__Input__.

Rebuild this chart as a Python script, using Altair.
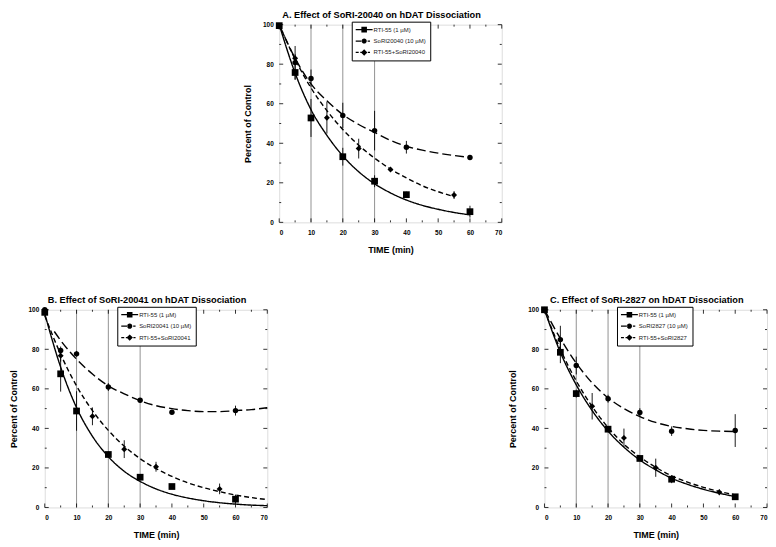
import altair as alt
import pandas as pd

FONT = "Liberation Sans"
W, H = 224, 199

# ---------------- data ----------------
fit_t = [0, 5, 10, 15, 20, 25, 30, 35, 40, 45, 50, 55, 60]
fit_t70 = [0, 5, 10, 15, 20, 25, 30, 35, 40, 45, 50, 55, 60, 65, 70]

# Panel A
A_names = ["RTI-55 (1 µM)", "SoRI20040 (10 µM)", "RTI-55+SoRI20040"]
A_rti_t = [0, 5, 10, 20, 30, 40, 60]
A_rti_v = [99.5, 75.8, 52.8, 33.2, 20.8, 14.0, 5.4]
A_rti_e = [1.0, 3.8, 9.6, 4.5, 3.0, 1.5, 3.0]
A_sor_t = [0, 5, 10, 20, 30, 40, 60]
A_sor_v = [99.0, 80.8, 72.8, 54.1, 46.4, 38.0, 32.8]
A_sor_e = [1.0, 8.4, 4.5, 6.4, 10.0, 3.2, 1.0]
A_com_t = [0, 5, 15, 25, 35, 55]
A_com_v = [99.0, 83.0, 52.9, 37.3, 26.7, 13.8]
A_com_e = [1.0, 2.0, 8.0, 5.0, 1.0, 2.0]
A_rti_fit = [100, 75.5, 57, 44, 33.6, 25.6, 19.5, 14.9, 11.3, 8.6, 6.6, 5.0, 3.8]
A_sor_fit = [100, 83, 70, 61.5, 54.5, 49.5, 45.5, 41.5, 38.5, 36.5, 35, 33.8, 32.8]
A_com_fit_t = [0, 5, 10, 15, 20, 25, 30, 35, 40, 45, 50, 55]
A_com_fit = [100, 82.5, 68, 56.5, 47, 39, 32.5, 27, 22.5, 18.5, 15.5, 13]

# Panel B
B_names = ["RTI-55 (1 µM)", "SoRI20041 (10 µM)", "RTI-55+SoRI20041"]
B_rti_t = [0, 5, 10, 20, 30, 40, 60]
B_rti_v = [98.7, 67.6, 48.8, 26.8, 15.3, 10.6, 4.2]
B_rti_e = [1.5, 9.0, 10.0, 1.5, 1.0, 1.0, 2.3]
B_sor_t = [0, 5, 10, 20, 30, 40, 60]
B_sor_v = [100.0, 79.4, 77.7, 60.9, 54.2, 48.2, 49.0]
B_sor_e = [0.5, 2.0, 1.5, 2.0, 1.0, 1.0, 2.5]
B_com_t = [0, 5, 15, 25, 35, 55]
B_com_v = [99.0, 76.8, 46.1, 29.5, 20.6, 9.4]
B_com_e = [1.0, 3.0, 4.5, 4.5, 2.5, 2.7]
B_rti_fit = [98, 71, 50.5, 36, 25.7, 18.3, 13.2, 9.4, 6.7, 4.8, 3.4, 2.4, 1.7, 1.2, 0.9]
B_sor_fit_t = [3, 5, 10, 15, 20, 25, 30, 35, 40, 45, 50, 55, 60, 65, 70]
B_sor_fit = [89, 84.5, 75, 67.5, 61.5, 57.5, 54, 51.5, 50, 49, 48.5, 48.5, 49, 49.5, 50.5]
B_com_fit = [97, 77.5, 61.5, 49, 39, 31, 24.7, 19.7, 15.7, 12.5, 10, 8, 6.3, 5, 4]

# Panel C
C_names = ["RTI-55 (1 µM)", "SoRI2827 (10 µM)", "RTI-55+SoRI2827"]
C_rti_t = [0, 5, 10, 20, 30, 40, 60]
C_rti_v = [100.0, 78.5, 57.6, 39.6, 24.8, 14.3, 5.4]
C_rti_e = [0.5, 5.5, 2.0, 1.5, 1.0, 2.0, 0.5]
C_sor_t = [0, 5, 10, 20, 30, 40, 60]
C_sor_v = [100.0, 84.9, 71.8, 55.0, 48.0, 38.6, 38.9]
C_sor_e = [0.5, 7.0, 4.5, 2.0, 2.2, 2.4, 8.3]
C_com_t = [0, 15, 25, 35, 55]
C_com_v = [100.0, 51.2, 35.2, 20.1, 7.7]
C_com_e = [0.5, 6.7, 4.7, 4.6, 1.5]
C_rti_fit = [100, 78.5, 62, 49, 38.6, 30.5, 24, 19, 14.8, 11.7, 9.2, 7.2, 5.5]
C_sor_fit = [100, 85.5, 73, 63, 55.5, 50, 46, 43, 41, 39.8, 39, 38.6, 38.4]
C_com_fit = [100, 80, 64, 51, 40.5, 32, 25.6, 20.3, 16, 12.8, 10.2, 8.1, 6.4]

# axes / decoration values
x_labels = [0, 10, 20, 30, 40, 50, 60, 70]
x_minor = [5, 15, 25, 35, 45, 55, 65]
y_labels = [0, 20, 40, 60, 80, 100]
y_minor = [10, 30, 50, 70, 90]
grid_times = [10, 20, 30]

marker_shapes = ["square", "circle", "diamond"]
marker_sizes = [46, 30, 36]
line_dashes = [[1, 0], [9, 4], [5, 3]]
# legend glyphs: line sample (drawn as thin filled bars, dashed where needed) + marker
legend_paths = [
    "M-1,-0.16H3.25V0.16H-1Z"
    "M0.425,-0.7H1.825V0.7H0.425Z",
    "M-1,-0.16H0.6V0.16H-1Z"
    "M2.0,-0.16H2.6V0.16H2.0Z"
    "M0.475,0A0.65,0.65,0,1,0,1.775,0A0.65,0.65,0,1,0,0.475,0Z",
    "M-1,-0.16H-0.25V0.16H-1Z"
    "M0.15,-0.16H1.1V0.16H0.15Z"
    "M2.05,-0.16H2.6V0.16H2.05Z"
    "M1.125,-0.8L1.925,0L1.125,0.8L0.325,0Z",
]


def panel(title, names, pts, fits):
    xs = alt.Scale(domain=[0, 70], nice=False, zero=False)
    ys = alt.Scale(domain=[0, 100], nice=False, zero=False)
    xaxis = alt.Axis(values=x_labels, title="TIME (min)", ticks=False, tickSize=0,
                     domain=False, grid=False, labelFont=FONT, labelFontSize=6.5,
                     labelFontWeight="bold", labelPadding=7, titleFont=FONT,
                     titleFontSize=9, titleFontWeight="bold", titlePadding=10,
                     labelColor="black", titleColor="black")
    yaxis = alt.Axis(values=y_labels, title="Percent of Control", ticks=False, tickSize=0,
                     domain=False, grid=False, labelFont=FONT, labelFontSize=6.5,
                     labelFontWeight="bold", labelPadding=6, titleFont=FONT,
                     titleFontSize=9, titleFontWeight="bold", titlePadding=10,
                     labelColor="black", titleColor="black")

    def X(f="t"):
        return alt.X(f + ":Q", scale=xs, axis=xaxis)

    def Y(f="v"):
        return alt.Y(f + ":Q", scale=ys, axis=yaxis)

    layers = []
    # vertical grid lines
    layers.append(alt.Chart(pd.DataFrame({"t": grid_times})).mark_rule(
        color="#777777", strokeWidth=0.8).encode(x=X()))
    # inward ticks
    tx = pd.DataFrame({"t": x_labels})
    txm = pd.DataFrame({"t": x_minor})
    ty = pd.DataFrame({"v": y_labels})
    tym = pd.DataFrame({"v": y_minor})
    for df, ln in ((tx, 4), (txm, 2)):
        layers.append(alt.Chart(df).mark_rule(color="black", strokeWidth=0.8).encode(
            x=X(), y=alt.value(H), y2=alt.value(H - ln)))
        layers.append(alt.Chart(df).mark_rule(color="black", strokeWidth=0.8).encode(
            x=X(), y=alt.value(0), y2=alt.value(ln)))
    for df, ln in ((ty, 4), (tym, 2)):
        layers.append(alt.Chart(df).mark_rule(color="black", strokeWidth=0.8).encode(
            y=Y(), x=alt.value(0), x2=alt.value(ln)))
        layers.append(alt.Chart(df).mark_rule(color="black", strokeWidth=0.8).encode(
            y=Y(), x=alt.value(W), x2=alt.value(W - ln)))

    # fitted curves
    for (ft, fv), dash in zip(fits, line_dashes):
        layers.append(alt.Chart(pd.DataFrame({"t": ft, "v": fv})).mark_line(
            color="black", strokeWidth=1.4, strokeDash=dash, interpolate="monotone").encode(
            x=X(), y=Y()))

    rows = []
    for name, (ts, vs, es) in zip(names, pts):
        for t, v, e in zip(ts, vs, es):
            rows.append({"series": name, "t": t, "v": v, "lo": v - e, "hi": v + e})
    pdf = pd.DataFrame(rows)

    # error bars
    layers.append(alt.Chart(pdf).mark_rule(color="black", strokeWidth=0.9).encode(
        x=X(), y=Y("lo"), y2="hi:Q"))
    # markers
    for name, shp, sz in zip(names, marker_shapes, marker_sizes):
        layers.append(alt.Chart(pdf).transform_filter(alt.datum.series == name).mark_point(
            shape=shp, size=sz, filled=True, color="black", opacity=1).encode(x=X(), y=Y()))

    # legend layer (invisible marks, visible legend)
    leg = alt.Legend(title=None, orient="none", legendX=73, legendY=-3,
                     fillColor="white", strokeColor="black",
                     padding=4, labelFont=FONT, labelFontSize=6, labelColor="#222222",
                     symbolSize=64, symbolStrokeWidth=0, symbolFillColor="black",
                     symbolOpacity=1, labelOffset=10, rowPadding=4.5, labelLimit=200)
    layers.append(alt.Chart(pdf).mark_point(filled=True, color="black", opacity=0).encode(
        x=X(), y=Y(),
        shape=alt.Shape("series:N", scale=alt.Scale(domain=names, range=legend_paths),
                        legend=leg, sort=names),
    ))

    return alt.layer(*layers).properties(
        width=W, height=H,
        title=alt.TitleParams(title, font=FONT, fontSize=9.3, fontWeight="bold",
                              anchor="middle", frame="group", dx=-9, offset=1,
                              color="black"))


pA = panel("A. Effect of SoRI-20040 on hDAT Dissociation", A_names,
           [(A_rti_t, A_rti_v, A_rti_e), (A_sor_t, A_sor_v, A_sor_e), (A_com_t, A_com_v, A_com_e)],
           [(fit_t, A_rti_fit), (fit_t, A_sor_fit), (A_com_fit_t, A_com_fit)])
pB = panel("B. Effect of SoRI-20041 on hDAT Dissociation", B_names,
           [(B_rti_t, B_rti_v, B_rti_e), (B_sor_t, B_sor_v, B_sor_e), (B_com_t, B_com_v, B_com_e)],
           [(fit_t70, B_rti_fit), (B_sor_fit_t, B_sor_fit), (fit_t70, B_com_fit)])
pC = panel("C. Effect of SoRI-2827 on hDAT Dissociation", C_names,
           [(C_rti_t, C_rti_v, C_rti_e), (C_sor_t, C_sor_v, C_sor_e), (C_com_t, C_com_v, C_com_e)],
           [(fit_t, C_rti_fit), (fit_t, C_sor_fit), (fit_t, C_com_fit)])

spacer = alt.Chart(pd.DataFrame({"s": [0.5]})).mark_point(opacity=0).encode(
    x=alt.X("s:Q", axis=None, scale=alt.Scale(domain=[0, 1])),
    y=alt.Y("s:Q", axis=None, scale=alt.Scale(domain=[0, 1])),
).properties(width=198, height=10, view=alt.ViewBackground(stroke="transparent"))

indep = dict(shape="independent")
top = alt.hconcat(spacer, pA, spacing=0).resolve_scale(**indep)
bottom = alt.hconcat(pB, pC, spacing=238).resolve_scale(**indep)
chart = alt.vconcat(top, bottom, spacing=40).resolve_scale(**indep).properties(
    padding=0).configure_view(
    stroke="black", strokeWidth=1).configure_legend(strokeWidth=1.4).configure(
    background="white")

chart.save("out.html", embed_options={"renderer": "svg", "actions": False})
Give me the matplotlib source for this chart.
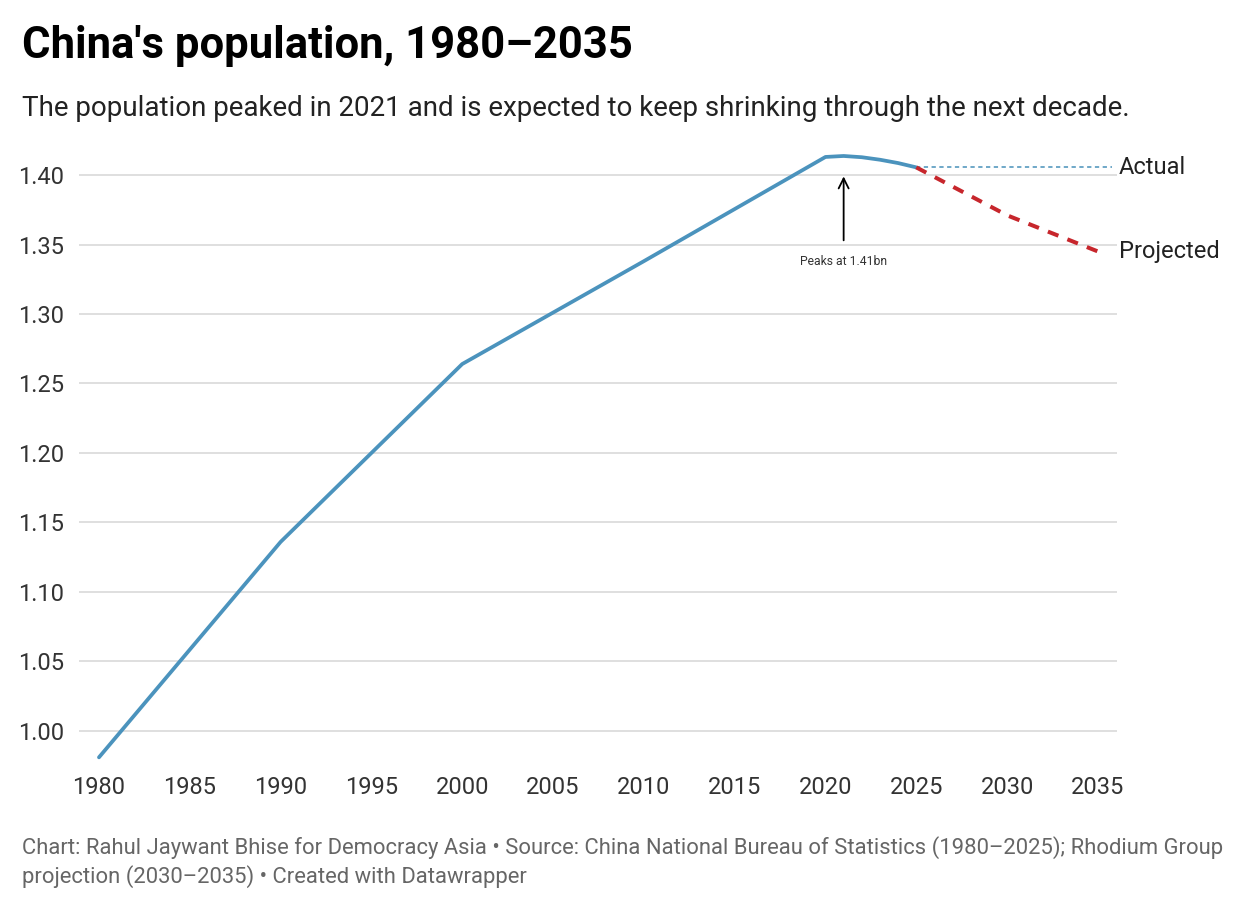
import matplotlib
matplotlib.use('Agg')
from matplotlib import pyplot as plt
from matplotlib import transforms

# population in billions
actual_years = [1980, 1990, 2000, 2010, 2020, 2021, 2022, 2023, 2024, 2025]
actual_pop = [0.981, 1.136, 1.264, 1.338, 1.413, 1.4137, 1.4128, 1.411, 1.4086, 1.4055]
proj_years = [2025, 2030, 2035]
proj_pop = [1.4055, 1.371, 1.345]

x_ticks = list(range(1980, 2036, 5))
y_ticks = [1.00, 1.05, 1.10, 1.15, 1.20, 1.25, 1.30, 1.35, 1.40]

plt.rcParams['font.family'] = ['Roboto', 'DejaVu Sans']

fig = plt.figure(figsize=(12.4, 9.08), dpi=100)
ax = fig.add_axes([0.0637, 0.1575, 0.9008 - 0.0637, 0.8348 - 0.1575])

blue = '#4b93bd'
red = '#c7262c'

ax.plot(actual_years, actual_pop, color=blue, lw=2.7, solid_capstyle='round', zorder=3)
ax.plot(proj_years, proj_pop, color=red, lw=2.9, ls=(0, (2.8, 2.4)), zorder=3)

ax.set_xlim(1978.9, 2036.05)
ax.set_ylim(0.9755, 1.418)
# dotted leader from the last actual value to the "Actual" label
ax.hlines(actual_pop[-1], actual_years[-1], 2035.8, color='#6fa8c8', lw=1.4,
          linestyles=(0, (2.2, 1.8)), zorder=2)

ax.set_xticks(x_ticks)
ax.set_yticks(y_ticks)
ax.set_yticklabels([f'{v:.2f}' for v in y_ticks])
ax.tick_params(axis='both', length=0, labelsize=17, colors='#333333')
ax.tick_params(axis='y', pad=11)
ax.tick_params(axis='x', pad=8)
ax.grid(axis='y', color='#d9d9d9', lw=1.2)
ax.set_axisbelow(True)
for s in ax.spines.values():
    s.set_visible(False)

trans = transforms.blended_transform_factory(ax.transAxes, ax.transData)
ax.text(1.0015, actual_pop[-1], 'Actual', transform=trans, fontsize=17, color='#222222',
        va='center', ha='left')
ax.text(1.0015, proj_pop[-1], 'Projected', transform=trans, fontsize=17, color='#222222',
        va='center', ha='left')

ax.annotate('', xy=(2021, 1.401), xytext=(2021, 1.351),
            arrowprops=dict(arrowstyle='->', color='black', lw=1.3, mutation_scale=18))
ax.text(2021, 1.338, 'Peaks at 1.41bn', fontsize=8.7, color='#333333', ha='center', va='center')

fig.text(0.0177, 0.949, "China's population, 1980\u20132035", fontsize=31.4, fontweight='bold',
         color='black', ha='left', va='center')
fig.text(0.0177, 0.881, 'The population peaked in 2021 and is expected to keep shrinking through the next decade.',
         fontsize=20, color='#222222', ha='left', va='center')
fig.text(0.0177, 0.0507,
         'Chart: Rahul Jaywant Bhise for Democracy Asia \u2022 Source: China National Bureau of Statistics (1980\u20132025); Rhodium Group\n'
         'projection (2030\u20132035) \u2022 Created with Datawrapper',
         fontsize=15.8, color='#666666', ha='left', va='center', linespacing=1.3)

fig.savefig('out.png', dpi=100, facecolor='white')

__What the task requires__. Make an exact copy of the lines from the top of the material through the line with "W, H = 224, 199", pictures excluded.

__In response__.
Rebuild this chart as a Python script, using Altair.
import altair as alt
import pandas as pd

FONT = "Liberation Sans"
W, H = 224, 199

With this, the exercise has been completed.